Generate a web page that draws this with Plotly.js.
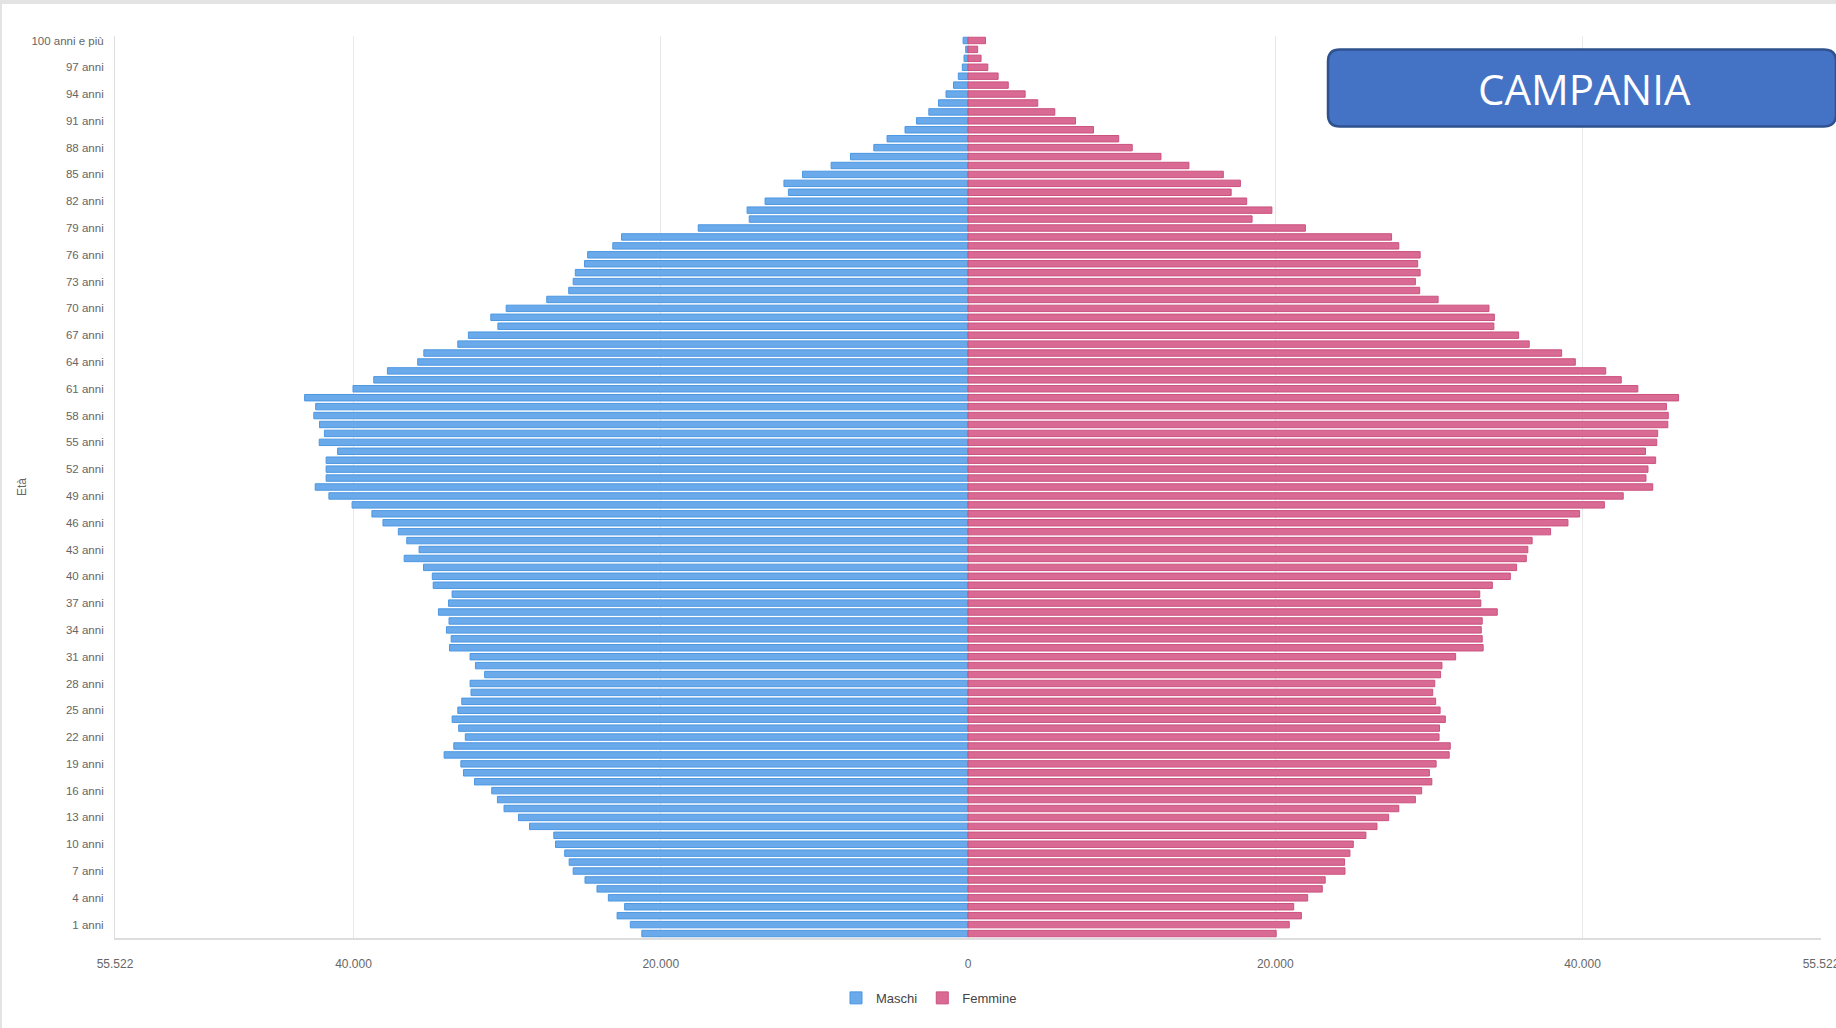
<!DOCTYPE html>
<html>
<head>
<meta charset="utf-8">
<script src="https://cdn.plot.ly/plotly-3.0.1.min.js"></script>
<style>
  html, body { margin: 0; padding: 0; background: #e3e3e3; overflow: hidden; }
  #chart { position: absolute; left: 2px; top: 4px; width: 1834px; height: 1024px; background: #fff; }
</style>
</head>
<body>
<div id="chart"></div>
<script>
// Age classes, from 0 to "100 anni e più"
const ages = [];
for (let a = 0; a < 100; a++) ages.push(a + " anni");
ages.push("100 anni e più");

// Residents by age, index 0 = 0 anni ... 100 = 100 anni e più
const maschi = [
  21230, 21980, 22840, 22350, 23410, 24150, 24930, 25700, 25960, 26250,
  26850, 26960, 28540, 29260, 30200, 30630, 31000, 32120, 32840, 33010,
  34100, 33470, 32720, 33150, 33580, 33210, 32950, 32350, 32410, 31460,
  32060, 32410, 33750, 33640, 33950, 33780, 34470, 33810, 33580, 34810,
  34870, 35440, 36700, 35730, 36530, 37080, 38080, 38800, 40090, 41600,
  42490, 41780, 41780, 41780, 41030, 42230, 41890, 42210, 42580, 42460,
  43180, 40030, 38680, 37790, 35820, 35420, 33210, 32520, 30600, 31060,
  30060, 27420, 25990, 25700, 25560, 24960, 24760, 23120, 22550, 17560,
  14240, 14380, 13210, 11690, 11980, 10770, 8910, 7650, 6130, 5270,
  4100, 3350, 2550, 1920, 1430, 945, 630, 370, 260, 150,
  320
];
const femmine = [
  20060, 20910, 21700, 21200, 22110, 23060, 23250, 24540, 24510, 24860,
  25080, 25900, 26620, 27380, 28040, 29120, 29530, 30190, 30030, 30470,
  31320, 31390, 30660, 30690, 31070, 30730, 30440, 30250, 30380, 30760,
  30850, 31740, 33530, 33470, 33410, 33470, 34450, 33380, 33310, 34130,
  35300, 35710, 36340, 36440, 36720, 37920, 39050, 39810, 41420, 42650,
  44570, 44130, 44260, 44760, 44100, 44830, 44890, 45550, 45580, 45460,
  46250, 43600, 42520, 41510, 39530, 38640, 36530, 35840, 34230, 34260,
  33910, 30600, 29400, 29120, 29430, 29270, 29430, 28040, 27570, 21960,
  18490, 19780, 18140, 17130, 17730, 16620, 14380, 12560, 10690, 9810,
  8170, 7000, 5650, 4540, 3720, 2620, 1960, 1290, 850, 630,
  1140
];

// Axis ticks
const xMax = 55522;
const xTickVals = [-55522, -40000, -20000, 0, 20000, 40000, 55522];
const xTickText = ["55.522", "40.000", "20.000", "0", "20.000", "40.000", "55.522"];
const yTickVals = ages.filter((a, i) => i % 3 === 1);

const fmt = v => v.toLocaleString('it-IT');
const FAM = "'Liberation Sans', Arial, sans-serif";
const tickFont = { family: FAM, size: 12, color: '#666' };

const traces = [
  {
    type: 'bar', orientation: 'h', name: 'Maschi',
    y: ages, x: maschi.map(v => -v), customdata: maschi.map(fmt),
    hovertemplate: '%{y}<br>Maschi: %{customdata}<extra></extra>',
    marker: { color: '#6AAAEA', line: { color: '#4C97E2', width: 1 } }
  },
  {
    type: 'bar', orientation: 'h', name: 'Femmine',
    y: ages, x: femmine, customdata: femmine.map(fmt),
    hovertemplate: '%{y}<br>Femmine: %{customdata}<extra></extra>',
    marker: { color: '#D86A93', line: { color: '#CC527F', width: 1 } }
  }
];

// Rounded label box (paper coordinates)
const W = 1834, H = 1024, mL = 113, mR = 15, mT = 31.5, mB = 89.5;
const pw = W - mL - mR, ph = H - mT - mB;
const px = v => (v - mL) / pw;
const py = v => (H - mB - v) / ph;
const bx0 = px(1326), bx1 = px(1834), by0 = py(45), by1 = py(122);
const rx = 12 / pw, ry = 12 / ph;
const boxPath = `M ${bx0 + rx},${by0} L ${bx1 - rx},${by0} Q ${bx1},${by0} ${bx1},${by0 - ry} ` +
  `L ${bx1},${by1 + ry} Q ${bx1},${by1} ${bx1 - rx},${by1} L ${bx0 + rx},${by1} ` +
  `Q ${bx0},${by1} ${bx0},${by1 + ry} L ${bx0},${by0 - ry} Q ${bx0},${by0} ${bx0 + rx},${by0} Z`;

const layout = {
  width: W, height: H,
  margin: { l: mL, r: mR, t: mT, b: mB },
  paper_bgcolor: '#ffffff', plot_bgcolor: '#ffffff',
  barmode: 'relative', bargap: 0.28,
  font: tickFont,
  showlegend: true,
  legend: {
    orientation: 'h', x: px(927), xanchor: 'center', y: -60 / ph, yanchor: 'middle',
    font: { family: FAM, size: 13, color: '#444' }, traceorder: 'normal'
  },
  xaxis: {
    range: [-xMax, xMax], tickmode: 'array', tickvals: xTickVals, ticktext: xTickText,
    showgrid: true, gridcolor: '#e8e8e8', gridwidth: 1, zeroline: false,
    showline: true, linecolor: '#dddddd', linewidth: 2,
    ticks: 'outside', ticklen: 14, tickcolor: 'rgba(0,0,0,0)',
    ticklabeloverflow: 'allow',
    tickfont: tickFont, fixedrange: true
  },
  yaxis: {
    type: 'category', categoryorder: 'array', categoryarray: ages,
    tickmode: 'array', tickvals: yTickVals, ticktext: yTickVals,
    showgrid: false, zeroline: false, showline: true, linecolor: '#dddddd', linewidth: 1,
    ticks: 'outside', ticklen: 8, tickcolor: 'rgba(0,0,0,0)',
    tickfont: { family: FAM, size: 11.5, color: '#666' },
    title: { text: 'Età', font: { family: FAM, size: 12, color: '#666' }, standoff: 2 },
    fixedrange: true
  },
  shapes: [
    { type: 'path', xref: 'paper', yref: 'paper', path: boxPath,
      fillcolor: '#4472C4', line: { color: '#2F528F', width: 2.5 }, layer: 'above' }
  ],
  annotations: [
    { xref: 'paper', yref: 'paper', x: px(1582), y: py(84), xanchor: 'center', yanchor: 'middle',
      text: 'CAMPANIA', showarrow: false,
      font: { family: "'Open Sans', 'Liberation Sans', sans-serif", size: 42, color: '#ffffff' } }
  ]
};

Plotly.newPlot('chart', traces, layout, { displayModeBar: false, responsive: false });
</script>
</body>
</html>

* * *

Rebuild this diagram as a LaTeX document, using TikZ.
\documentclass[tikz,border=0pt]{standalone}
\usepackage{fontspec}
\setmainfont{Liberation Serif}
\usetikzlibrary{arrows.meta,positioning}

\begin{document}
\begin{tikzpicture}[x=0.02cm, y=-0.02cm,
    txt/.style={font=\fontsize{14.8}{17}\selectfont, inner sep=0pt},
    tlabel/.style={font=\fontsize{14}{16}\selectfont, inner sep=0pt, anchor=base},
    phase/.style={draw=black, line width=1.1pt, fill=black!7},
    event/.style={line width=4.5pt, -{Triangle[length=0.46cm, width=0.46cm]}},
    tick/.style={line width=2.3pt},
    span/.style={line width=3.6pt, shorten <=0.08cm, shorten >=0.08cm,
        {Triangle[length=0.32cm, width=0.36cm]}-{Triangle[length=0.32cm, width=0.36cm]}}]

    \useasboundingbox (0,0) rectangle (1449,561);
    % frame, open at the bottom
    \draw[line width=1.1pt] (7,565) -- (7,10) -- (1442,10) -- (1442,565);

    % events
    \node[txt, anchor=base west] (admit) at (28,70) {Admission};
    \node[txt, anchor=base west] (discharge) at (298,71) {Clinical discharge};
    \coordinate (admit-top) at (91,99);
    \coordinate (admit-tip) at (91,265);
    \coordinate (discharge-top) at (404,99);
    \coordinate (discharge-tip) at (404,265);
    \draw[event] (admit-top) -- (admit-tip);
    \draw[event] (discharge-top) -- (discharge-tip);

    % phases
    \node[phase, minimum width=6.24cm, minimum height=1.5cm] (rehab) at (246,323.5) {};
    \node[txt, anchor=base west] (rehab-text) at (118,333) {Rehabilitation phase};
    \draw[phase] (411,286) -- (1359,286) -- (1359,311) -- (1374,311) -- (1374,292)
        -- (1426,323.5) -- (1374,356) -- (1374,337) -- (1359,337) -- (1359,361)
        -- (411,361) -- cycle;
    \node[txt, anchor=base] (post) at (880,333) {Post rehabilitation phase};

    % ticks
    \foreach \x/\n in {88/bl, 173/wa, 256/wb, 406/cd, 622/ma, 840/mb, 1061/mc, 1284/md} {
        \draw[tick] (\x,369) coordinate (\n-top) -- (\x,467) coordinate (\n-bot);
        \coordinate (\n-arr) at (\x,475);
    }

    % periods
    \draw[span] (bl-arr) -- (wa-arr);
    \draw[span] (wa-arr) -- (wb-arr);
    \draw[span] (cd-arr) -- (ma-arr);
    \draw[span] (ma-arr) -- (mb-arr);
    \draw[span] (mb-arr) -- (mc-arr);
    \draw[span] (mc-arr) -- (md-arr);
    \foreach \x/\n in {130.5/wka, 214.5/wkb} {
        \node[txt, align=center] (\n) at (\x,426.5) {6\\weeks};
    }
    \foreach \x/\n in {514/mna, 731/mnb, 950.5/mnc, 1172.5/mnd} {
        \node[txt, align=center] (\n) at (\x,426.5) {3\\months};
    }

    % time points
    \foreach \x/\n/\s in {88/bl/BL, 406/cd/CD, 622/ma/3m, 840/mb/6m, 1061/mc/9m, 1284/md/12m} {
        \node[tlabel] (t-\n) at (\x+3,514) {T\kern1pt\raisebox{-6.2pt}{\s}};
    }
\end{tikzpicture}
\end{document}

--

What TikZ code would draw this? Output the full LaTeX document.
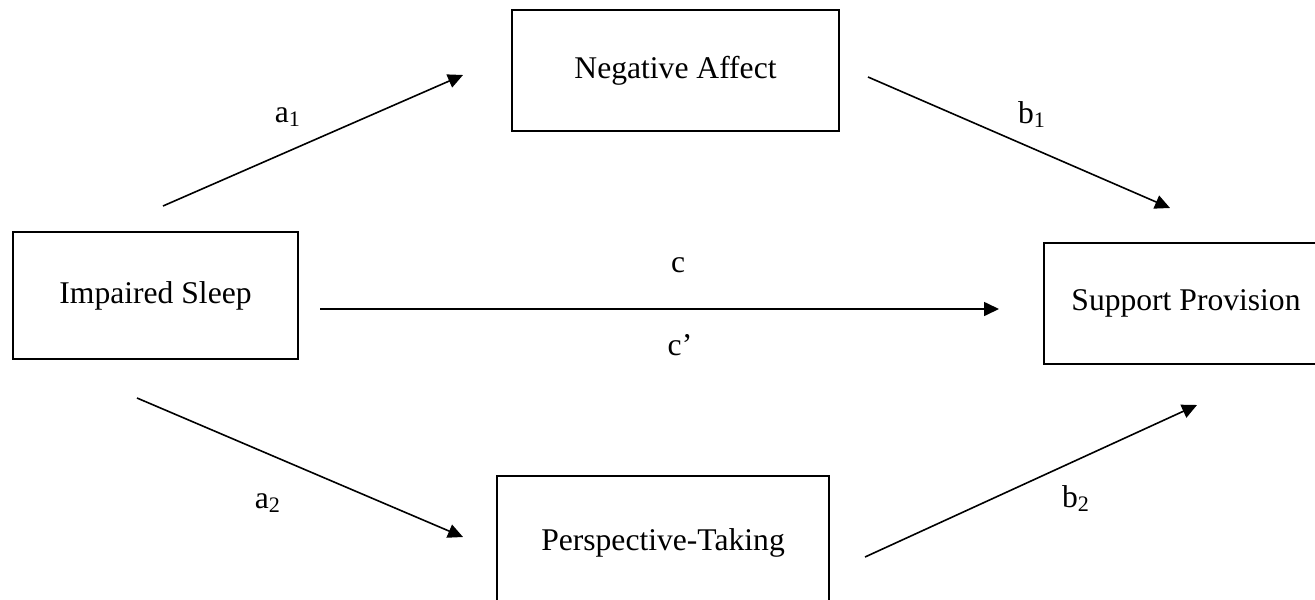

SHORT EXERCISE.
Identify which lines contain the word "this" and copy each one.

CORRECT ANSWER.
Generate a web page that draws this with Plotly.js.
Rebuild this diagram as a LaTeX document, using TikZ.
What TikZ code would draw this? Output the full LaTeX document.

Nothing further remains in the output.